26 Ekim’de toplanacak olan Para Politikası Kurulu (PPK) politika faizini %35’e çıkartmayabilir. TCMB’nin neden faiz artırmaya devam edeceğini, ancak faiz artırımlarında neden yavaş kalacağını sebepleriyle birlikte sıralayayım.
TCMB politika faizini artıracak, çünkü;
Eylülde fiyat artışları hâlâ genele yaygın, yapışkanlık sürüyor, TÜFE yılın zirvesinde… TÜFE’deki aylık fiyat artışları tüm mal ve hizmet gruplarının yüzde 90’ına yayılmış durumda (Ağustos yüzde 97). Yıllık çekirdek enflasyon (B ve C) değerleri yıllık %61,53 artarak yılın zirvesine çıkan TÜFE’nin üzerinde kaldı, aylık artışlar ise TÜFE’ye (%4,75) yakın gerçekleşti
Pozitif reel faiz hedefi... Faiz artırımları ve sıkı para politikası finansman maliyetlerini artırırken getiri beklentileri ile politika faizi arasındaki makas daralıyor.
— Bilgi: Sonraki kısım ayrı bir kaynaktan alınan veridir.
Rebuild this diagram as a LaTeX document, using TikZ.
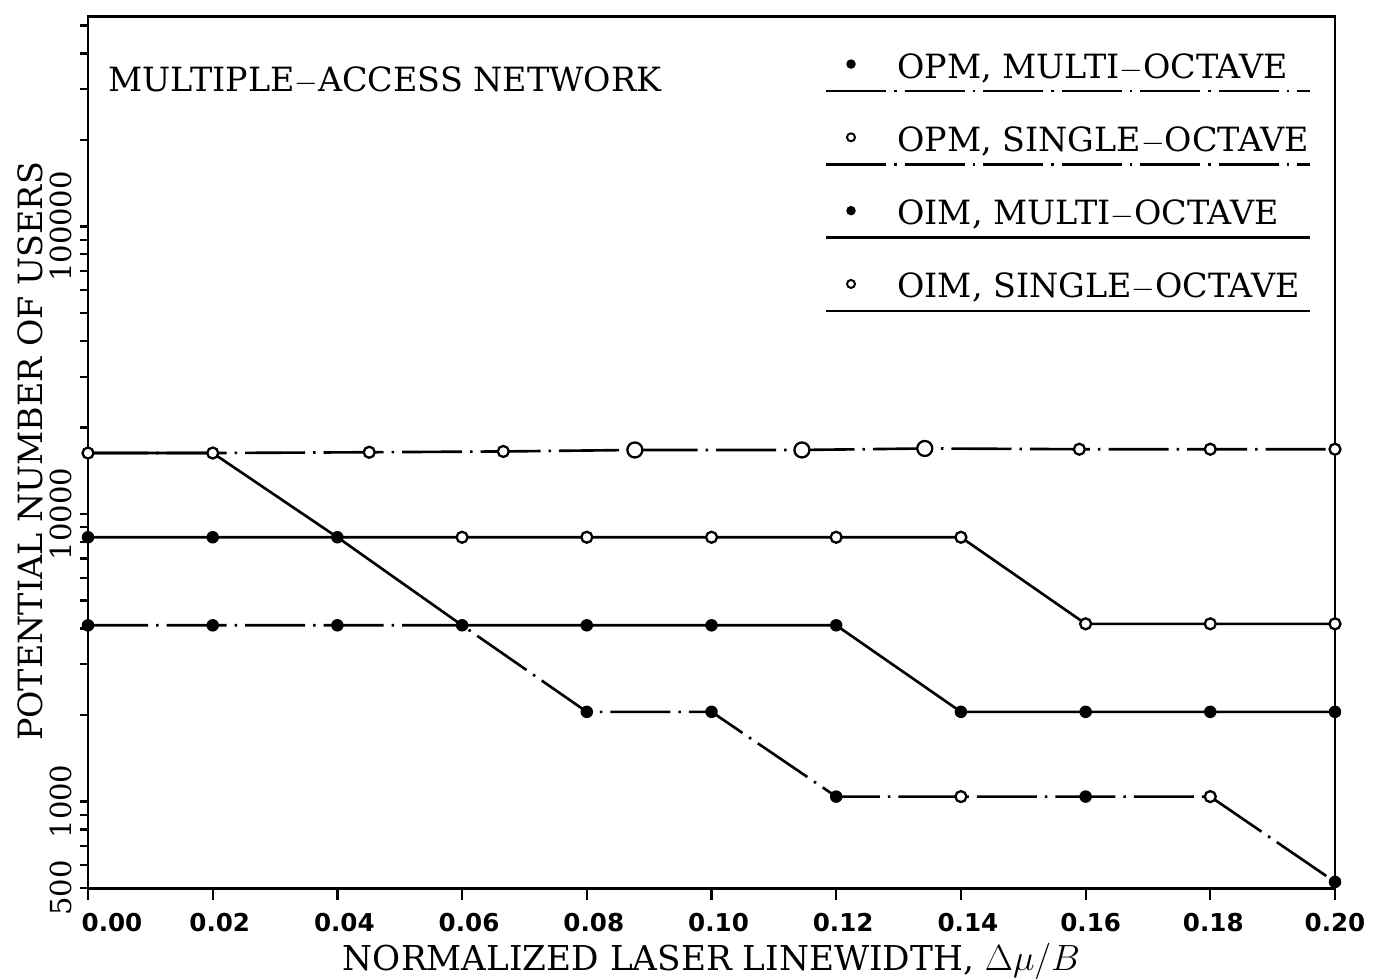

TCMB faiz artırım hızımı yavaşlatabilir, çünkü;
Talepteki daralmaya paralel olarak cari açık üzerindeki baskı azalıyor… Eylülde ithalat önceki aya göre 2,6 milyar dolar azalırken, ihracat 1,1 milyar dolar artış kaydetti. Alt detayda ise hammadde ithalatı 1,9 milyar dolar düşerken, hammadde ihracatı aylık 0,5 milyar dolar arttı. Eylül ayı öncü göstergeleri de imalat sektöründe üretim yerine stok kullanımına işaret etmişti. Üretimdeki düşüşle birlikte ithalatın azalması ve ihracatın yataya yakın seyretmesi cari açık üzerindeki baskının azalmasına sebep oluyor. Elbette uluslararası rezervlerdeki artışın da bunda etkisi olduğunu ekleyelim. Beraberinde Ağustos ve Eylülde reel efektif döviz kurunun yükselmesiyle Türk lirasının ticaret yaptığı ülke para birimlerine karşı değer kaybı da azalıyor.
TCMB sunumundan gelen işaretler… TCMB Başkanı Gaye Erkan’ın 3 Ekim’de TBMM Plan ve Bütçe Komisyonu’na yaptığı sunumda «hizmet enflasyonunda katılığa» dikkat çekilmesiyle birlikte «kur oynaklığının gerilediği», «Enflasyonun ana eğilimi Eylül ayı itibarıyla yavaşlamaya başlamıştır» vurgusu ve Sayın Erkan’ın «Büyümeden ödün verilmeyeceğine» işaret etmesi politika faizinin 26 Ekim PPK toplantısında 500 baz puan artırımla %35 seviyesine yükseltilmeyebileceği ihtimalini ortaya koyuyor. Eklemekte fayda var, TÜFE’de yayılım endeksinin Ağustostaki %97’den Eylül’de %90’a gerilemesi 100-200 baz puanlık artırımın henüz erken bir hamle olabileceğine işaret ediyor.